## WHAT IS EXPECTED
Copy the listing verbatim, excluding any images found in it.
## BEGIN
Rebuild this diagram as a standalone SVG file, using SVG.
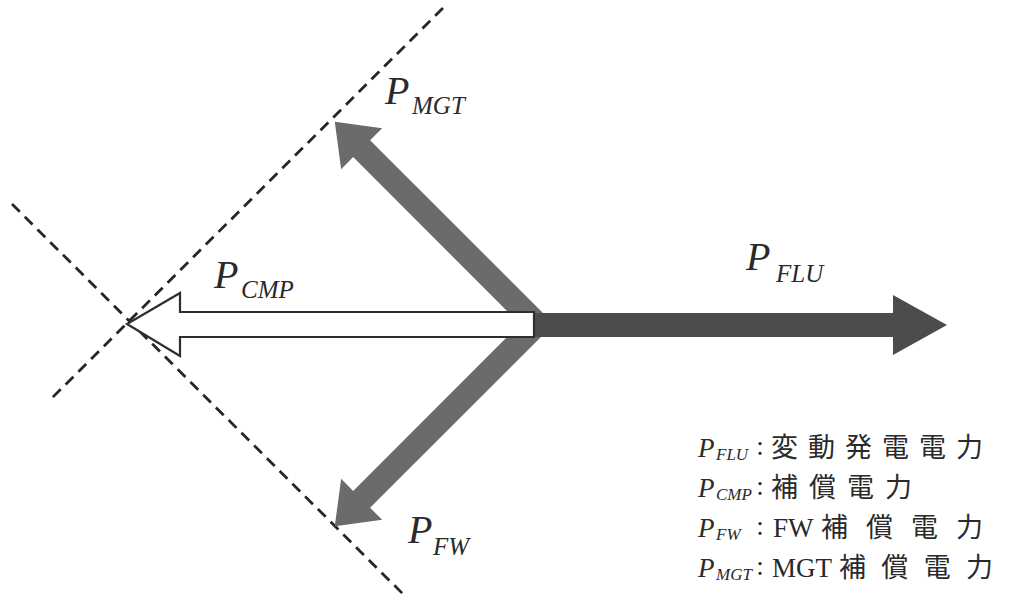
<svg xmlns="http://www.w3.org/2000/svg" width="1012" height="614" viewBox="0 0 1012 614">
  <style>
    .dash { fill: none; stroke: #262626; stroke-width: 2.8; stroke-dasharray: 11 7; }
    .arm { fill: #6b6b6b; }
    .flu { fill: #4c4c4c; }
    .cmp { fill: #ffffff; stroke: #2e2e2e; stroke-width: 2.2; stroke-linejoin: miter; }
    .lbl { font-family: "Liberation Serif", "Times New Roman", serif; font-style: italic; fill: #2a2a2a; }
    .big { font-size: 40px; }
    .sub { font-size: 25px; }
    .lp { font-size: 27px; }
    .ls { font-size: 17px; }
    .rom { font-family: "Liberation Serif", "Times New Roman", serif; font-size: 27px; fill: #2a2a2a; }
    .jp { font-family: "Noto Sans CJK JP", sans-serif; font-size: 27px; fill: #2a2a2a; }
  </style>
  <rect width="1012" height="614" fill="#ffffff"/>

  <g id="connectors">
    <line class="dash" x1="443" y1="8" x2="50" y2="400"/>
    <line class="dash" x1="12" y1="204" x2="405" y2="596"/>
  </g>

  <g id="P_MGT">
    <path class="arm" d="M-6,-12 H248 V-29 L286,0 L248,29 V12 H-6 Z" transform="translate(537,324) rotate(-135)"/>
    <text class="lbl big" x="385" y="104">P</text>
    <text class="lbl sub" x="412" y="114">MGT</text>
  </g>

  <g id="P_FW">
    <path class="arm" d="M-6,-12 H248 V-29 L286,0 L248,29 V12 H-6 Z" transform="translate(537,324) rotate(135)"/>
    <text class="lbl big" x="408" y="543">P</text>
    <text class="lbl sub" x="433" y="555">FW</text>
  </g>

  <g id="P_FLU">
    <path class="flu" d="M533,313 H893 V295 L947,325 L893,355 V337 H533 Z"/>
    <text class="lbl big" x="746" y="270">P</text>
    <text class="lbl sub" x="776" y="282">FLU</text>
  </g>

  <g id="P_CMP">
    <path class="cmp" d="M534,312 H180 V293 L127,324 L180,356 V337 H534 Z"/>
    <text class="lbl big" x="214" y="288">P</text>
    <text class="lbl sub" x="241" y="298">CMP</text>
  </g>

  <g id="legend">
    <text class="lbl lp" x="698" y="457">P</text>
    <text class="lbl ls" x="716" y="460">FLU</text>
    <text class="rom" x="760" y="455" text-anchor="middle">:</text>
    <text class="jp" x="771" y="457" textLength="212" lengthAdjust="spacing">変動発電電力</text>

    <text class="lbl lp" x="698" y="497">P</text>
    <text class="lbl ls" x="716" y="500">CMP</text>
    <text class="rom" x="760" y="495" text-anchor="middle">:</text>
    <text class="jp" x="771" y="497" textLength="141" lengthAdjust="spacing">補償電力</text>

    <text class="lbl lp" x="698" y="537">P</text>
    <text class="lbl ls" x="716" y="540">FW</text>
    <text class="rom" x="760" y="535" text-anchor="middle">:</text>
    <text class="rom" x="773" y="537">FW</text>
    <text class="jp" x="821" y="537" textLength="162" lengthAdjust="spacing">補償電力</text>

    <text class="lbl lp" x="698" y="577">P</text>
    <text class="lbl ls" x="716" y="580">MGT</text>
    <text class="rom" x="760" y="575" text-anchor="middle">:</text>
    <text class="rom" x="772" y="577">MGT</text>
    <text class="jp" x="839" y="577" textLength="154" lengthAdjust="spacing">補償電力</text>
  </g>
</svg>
## END
## WORKED ANSWER
Rebuild this diagram as a standalone SVG file, using SVG.
<svg xmlns="http://www.w3.org/2000/svg" width="1012" height="614" viewBox="0 0 1012 614">
  <style>
    .dash { fill: none; stroke: #262626; stroke-width: 2.8; stroke-dasharray: 11 7; }
    .arm { fill: #6b6b6b; }
    .flu { fill: #4c4c4c; }
    .cmp { fill: #ffffff; stroke: #2e2e2e; stroke-width: 2.2; stroke-linejoin: miter; }
    .lbl { font-family: "Liberation Serif", "Times New Roman", serif; font-style: italic; fill: #2a2a2a; }
    .big { font-size: 40px; }
    .sub { font-size: 25px; }
    .lp { font-size: 27px; }
    .ls { font-size: 17px; }
    .rom { font-family: "Liberation Serif", "Times New Roman", serif; font-size: 27px; fill: #2a2a2a; }
    .jp { font-family: "Noto Sans CJK JP", sans-serif; font-size: 27px; fill: #2a2a2a; }
  </style>
  <rect width="1012" height="614" fill="#ffffff"/>

  <g id="connectors">
    <line class="dash" x1="443" y1="8" x2="50" y2="400"/>
    <line class="dash" x1="12" y1="204" x2="405" y2="596"/>
  </g>

  <g id="P_MGT">
    <path class="arm" d="M-6,-12 H248 V-29 L286,0 L248,29 V12 H-6 Z" transform="translate(537,324) rotate(-135)"/>
    <text class="lbl big" x="385" y="104">P</text>
    <text class="lbl sub" x="412" y="114">MGT</text>
  </g>

  <g id="P_FW">
    <path class="arm" d="M-6,-12 H248 V-29 L286,0 L248,29 V12 H-6 Z" transform="translate(537,324) rotate(135)"/>
    <text class="lbl big" x="408" y="543">P</text>
    <text class="lbl sub" x="433" y="555">FW</text>
  </g>

  <g id="P_FLU">
    <path class="flu" d="M533,313 H893 V295 L947,325 L893,355 V337 H533 Z"/>
    <text class="lbl big" x="746" y="270">P</text>
    <text class="lbl sub" x="776" y="282">FLU</text>
  </g>

  <g id="P_CMP">
    <path class="cmp" d="M534,312 H180 V293 L127,324 L180,356 V337 H534 Z"/>
    <text class="lbl big" x="214" y="288">P</text>
    <text class="lbl sub" x="241" y="298">CMP</text>
  </g>

  <g id="legend">
    <text class="lbl lp" x="698" y="457">P</text>
    <text class="lbl ls" x="716" y="460">FLU</text>
    <text class="rom" x="760" y="455" text-anchor="middle">:</text>
    <text class="jp" x="771" y="457" textLength="212" lengthAdjust="spacing">変動発電電力</text>

    <text class="lbl lp" x="698" y="497">P</text>
    <text class="lbl ls" x="716" y="500">CMP</text>
    <text class="rom" x="760" y="495" text-anchor="middle">:</text>
    <text class="jp" x="771" y="497" textLength="141" lengthAdjust="spacing">補償電力</text>

    <text class="lbl lp" x="698" y="537">P</text>
    <text class="lbl ls" x="716" y="540">FW</text>
    <text class="rom" x="760" y="535" text-anchor="middle">:</text>
    <text class="rom" x="773" y="537">FW</text>
    <text class="jp" x="821" y="537" textLength="162" lengthAdjust="spacing">補償電力</text>

    <text class="lbl lp" x="698" y="577">P</text>
    <text class="lbl ls" x="716" y="580">MGT</text>
    <text class="rom" x="760" y="575" text-anchor="middle">:</text>
    <text class="rom" x="772" y="577">MGT</text>
    <text class="jp" x="839" y="577" textLength="154" lengthAdjust="spacing">補償電力</text>
  </g>
</svg>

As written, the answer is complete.